When a business owner moves to sell their first business, they are often met with frustration when potential suitors lack the funds they need to afford the asking price.
The truth is, most buyers aren’t able to purchase a business using 100% of their own funds, necessitating some sort of financing.
However, banking institutions don’t hand out money as readily as they used to, a trend that has led to a rise in seller-initiated financing. Before any company owner looks to offer a similar arrangement, they should heed the following advice.
When a business owner decides to extend financing to a buyer, there is a lot of due-diligence that would normally be done by the bank that will have to be shouldered by them.
They’ll want to deep dive into the buyer’s credit history, financial reports (if they are being courted by another company), and other bellwethers of financial trustworthiness in order to sort out if an entity can be trusted not to default on their financial obligations.
Sellers will want to sure to insert language into any contract that will allow them to take back their company within 60 days if the new owner is unable to make payments.
Is it a mutually beneficial arrangement?
The best deals are ones that benefit both sides of the sale.
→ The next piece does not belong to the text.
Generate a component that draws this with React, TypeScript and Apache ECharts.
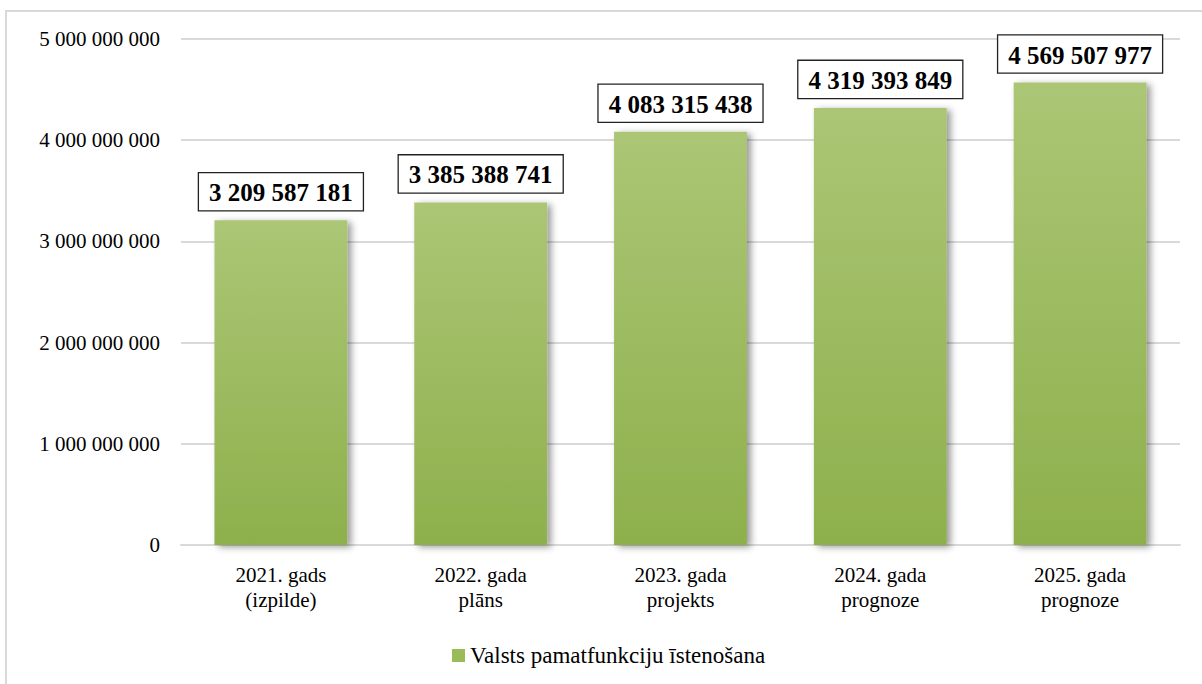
import React, { useEffect, useRef } from "react";
import * as echarts from "echarts";

const categories = [
  "2021. gads\n(izpilde)",
  "2022. gada\nplāns",
  "2023. gada\nprojekts",
  "2024. gada\nprognoze",
  "2025. gada\nprognoze",
];
const values = [3209587181, 3385388741, 4083315438, 4319393849, 4569507977];
const seriesName = "Valsts pamatfunkciju īstenošana";

const fmt = (v: number) =>
  String(Math.round(v)).replace(/\B(?=(\d{3})+(?!\d))/g, " ");

const FONT = "'Liberation Serif', 'Times New Roman', serif";

export default function App() {
  const ref = useRef<HTMLDivElement>(null);
  useEffect(() => {
    if (!ref.current) return;
    const chart = echarts.init(ref.current, undefined, { renderer: "svg" });
    chart.setOption({
      animation: false,
      backgroundColor: "#ffffff",
      textStyle: { fontFamily: FONT },
      graphic: [
        {
          type: "rect",
          shape: { x: 6, y: 11, width: 1210, height: 700 },
          style: { fill: "none", stroke: "#d9d9d9", lineWidth: 2 },
          silent: true,
        },
      ],
      grid: { left: 181, right: 22, top: 39, bottom: 139, containLabel: false },
      legend: {
        left: 447,
        top: 639,
        itemWidth: 13,
        itemHeight: 13,
        itemGap: 6,
        textStyle: { fontFamily: FONT, fontSize: 23, color: "#000" },
        data: [{ name: seriesName, icon: "rect", itemStyle: { color: "#9bbb59" } }],
      },
      xAxis: {
        type: "category",
        data: categories,
        axisLine: { lineStyle: { color: "#d9d9d9", width: 2 } },
        axisTick: { show: false },
        axisLabel: {
          fontFamily: FONT,
          fontSize: 21,
          color: "#000",
          lineHeight: 25,
          margin: 17,
        },
      },
      yAxis: {
        type: "value",
        min: 0,
        max: 5000000000,
        interval: 1000000000,
        axisLine: { show: false },
        axisTick: { show: false },
        splitLine: { lineStyle: { color: "#d9d9d9", width: 2 } },
        axisLabel: {
          fontFamily: FONT,
          fontSize: 21,
          color: "#000",
          margin: 21,
          formatter: (v: number) => fmt(v),
        },
      },
      series: [
        {
          name: seriesName,
          type: "bar",
          data: values,
          barWidth: "66.5%",
          itemStyle: {
            color: new echarts.graphic.LinearGradient(0, 0, 0, 1, [
              { offset: 0, color: "#abc675" },
              { offset: 1, color: "#8eb04c" },
            ]),
            shadowColor: "rgba(0,0,0,0.4)",
            shadowBlur: 7,
            shadowOffsetX: 4,
            shadowOffsetY: 2,
          },
          label: {
            show: true,
            position: "top",
            distance: 10,
            formatter: (p: any) => fmt(p.value),
            fontFamily: FONT,
            fontWeight: "bold",
            fontSize: 25,
            color: "#000",
            backgroundColor: "#ffffff",
            borderColor: "#222",
            borderWidth: 1.3,
            padding: [7, 10, 5, 10],
          },
        },
      ],
    });
    return () => chart.dispose();
  }, []);
  return (
    <div
      ref={ref}
      style={{ position: "absolute", left: 0, top: 0, width: 1202, height: 684 }}
    />
  );
}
Buyers should know that when a seller is willing to arrange a loan themselves, the enterprise is one that the seller knows will make money.
In this situation, the buyer gets a proven business that will allow them to turn a profit very quickly, and the seller gets to cash out while being confident that their creation will be in good hands.
Terms can vary greatly
Terms of a seller financing arrangement will vary from the consistent loan packages that banks offer. The key factor that determines the length of the repayment period is the proportion of the purchase price that is fronted by the seller. Generally speaking, the smaller the share of the loan the seller provides, the shorter the term will be.
Conversely, the greater the proportion of a loan that is covered by the seller, the longer it will take to pay back. Sellers should aim for the shortest term possible to minimize risk.
The seller will have to deal with buyer defaults themselves
Speaking of defaults, the risk of having of deal with one is considerably higher when a seller decides to offer financing to buyers.
Banks are notoriously conservative when it comes to extending loans for a reason: they are in the business of making money. If history is any guide, there are few sectors that are as efficient at the process than they are.
When a buyer can’t find a conventional funding source to fund their ambitions, they will turn to seller financing, regardless whether they are a good credit risk or not.
As such, it is important for the seller to trust their purchaser implicitly before loaning them the money they need to buy the business.